┌────────
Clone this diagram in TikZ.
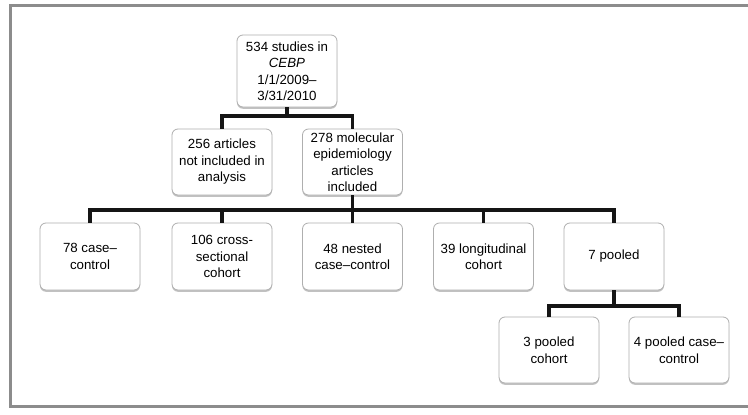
\documentclass[tikz,border=0pt]{standalone}
\usepackage{fontspec}
\setmainfont{Liberation Sans}
\usetikzlibrary{shadows}
\definecolor{framegray}{HTML}{8C8C8C}
\definecolor{boxgray}{HTML}{AFAFAF}
\definecolor{conncol}{HTML}{151515}
\tikzset{
  box/.style={draw=boxgray, line width=0.8pt, fill=white, rounded corners=6pt,
    minimum width=100pt, minimum height=66pt, align=center, inner sep=2pt,
    font=\fontsize{13.3}{16.5}\selectfont,
    drop shadow={shadow xshift=0pt, shadow yshift=-1.8pt, opacity=0.4, fill=black!60}},
  conn/.style={draw=conncol, line width=3.3pt, line join=miter},
  framel/.style={draw=framegray, line width=3pt}
}
\begin{document}
\begin{tikzpicture}[x=1pt, y=-1pt]
\useasboundingbox (0,0) rectangle (748,415);
\clip (0,0) rectangle (748,415);
\fill[white] (0,0) rectangle (748,415);
\draw[framel] (760,5.5) -- (10.5,5.5) -- (10.5,406) -- (760,406);

\node[box, minimum height=72pt] (top) at (287,71) {534 studies in\\ \textit{CEBP}\\ 1/1/2009–\\ 3/31/2010};
\node[box] (n256) at (222,162) {256 articles\\ not included in\\ analysis};
\node[box] (n278) at (352.5,162) {278 molecular\\ epidemiology\\ articles\\ included};

\node[box, minimum height=67pt] (c78) at (90,256.5) {78 case–\\ control};
\node[box, minimum height=67pt] (c106) at (222,256.5) {106 cross-\\ sectional\\ cohort};
\node[box, minimum height=67pt] (c48) at (352.5,256.5) {48 nested\\ case–control};
\node[box, minimum height=67pt] (c39) at (483.5,256.5) {39 longitudinal\\ cohort};
\node[box, minimum height=67pt] (c7) at (614,256.5) {7 pooled};

\node[box] (p3) at (549,350) {3 pooled\\ cohort};
\node[box] (p4) at (679,350) {4 pooled case–\\ control};

\coordinate (j1) at (287,116);
\coordinate (j2) at (352.5,210);
\coordinate (j3) at (614,306);

\draw[conn] (top.south) -- (j1);
\draw[conn] (n256.north) |- (j1) -| (n278.north);

\draw[conn] (n278.south) -- (j2);
\draw[conn] (c78.north) |- (j2) -| (c7.north);
\draw[conn] (c106.north) -- (c106.north |- j2);
\draw[conn] (c48.north) -- (j2);
\draw[conn] (c39.north) -- (c39.north |- j2);

\draw[conn] (c7.south) -- (j3);
\draw[conn] (p3.north) |- (j3) -| (p4.north);
\end{tikzpicture}
\end{document}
└────────
The exercise: Return to the listing above and set it down exactly, leaving out its pictures.

Expected answer:
Clone this diagram in TikZ.
\documentclass[tikz,border=0pt]{standalone}
\usepackage{fontspec}
\setmainfont{Liberation Sans}
\usetikzlibrary{shadows}
\definecolor{framegray}{HTML}{8C8C8C}
\definecolor{boxgray}{HTML}{AFAFAF}
\definecolor{conncol}{HTML}{151515}
\tikzset{
  box/.style={draw=boxgray, line width=0.8pt, fill=white, rounded corners=6pt,
    minimum width=100pt, minimum height=66pt, align=center, inner sep=2pt,
    font=\fontsize{13.3}{16.5}\selectfont,
    drop shadow={shadow xshift=0pt, shadow yshift=-1.8pt, opacity=0.4, fill=black!60}},
  conn/.style={draw=conncol, line width=3.3pt, line join=miter},
  framel/.style={draw=framegray, line width=3pt}
}
\begin{document}
\begin{tikzpicture}[x=1pt, y=-1pt]
\useasboundingbox (0,0) rectangle (748,415);
\clip (0,0) rectangle (748,415);
\fill[white] (0,0) rectangle (748,415);
\draw[framel] (760,5.5) -- (10.5,5.5) -- (10.5,406) -- (760,406);

\node[box, minimum height=72pt] (top) at (287,71) {534 studies in\\ \textit{CEBP}\\ 1/1/2009–\\ 3/31/2010};
\node[box] (n256) at (222,162) {256 articles\\ not included in\\ analysis};
\node[box] (n278) at (352.5,162) {278 molecular\\ epidemiology\\ articles\\ included};

\node[box, minimum height=67pt] (c78) at (90,256.5) {78 case–\\ control};
\node[box, minimum height=67pt] (c106) at (222,256.5) {106 cross-\\ sectional\\ cohort};
\node[box, minimum height=67pt] (c48) at (352.5,256.5) {48 nested\\ case–control};
\node[box, minimum height=67pt] (c39) at (483.5,256.5) {39 longitudinal\\ cohort};
\node[box, minimum height=67pt] (c7) at (614,256.5) {7 pooled};

\node[box] (p3) at (549,350) {3 pooled\\ cohort};
\node[box] (p4) at (679,350) {4 pooled case–\\ control};

\coordinate (j1) at (287,116);
\coordinate (j2) at (352.5,210);
\coordinate (j3) at (614,306);

\draw[conn] (top.south) -- (j1);
\draw[conn] (n256.north) |- (j1) -| (n278.north);

\draw[conn] (n278.south) -- (j2);
\draw[conn] (c78.north) |- (j2) -| (c7.north);
\draw[conn] (c106.north) -- (c106.north |- j2);
\draw[conn] (c48.north) -- (j2);
\draw[conn] (c39.north) -- (c39.north |- j2);

\draw[conn] (c7.south) -- (j3);
\draw[conn] (p3.north) |- (j3) -| (p4.north);
\end{tikzpicture}
\end{document}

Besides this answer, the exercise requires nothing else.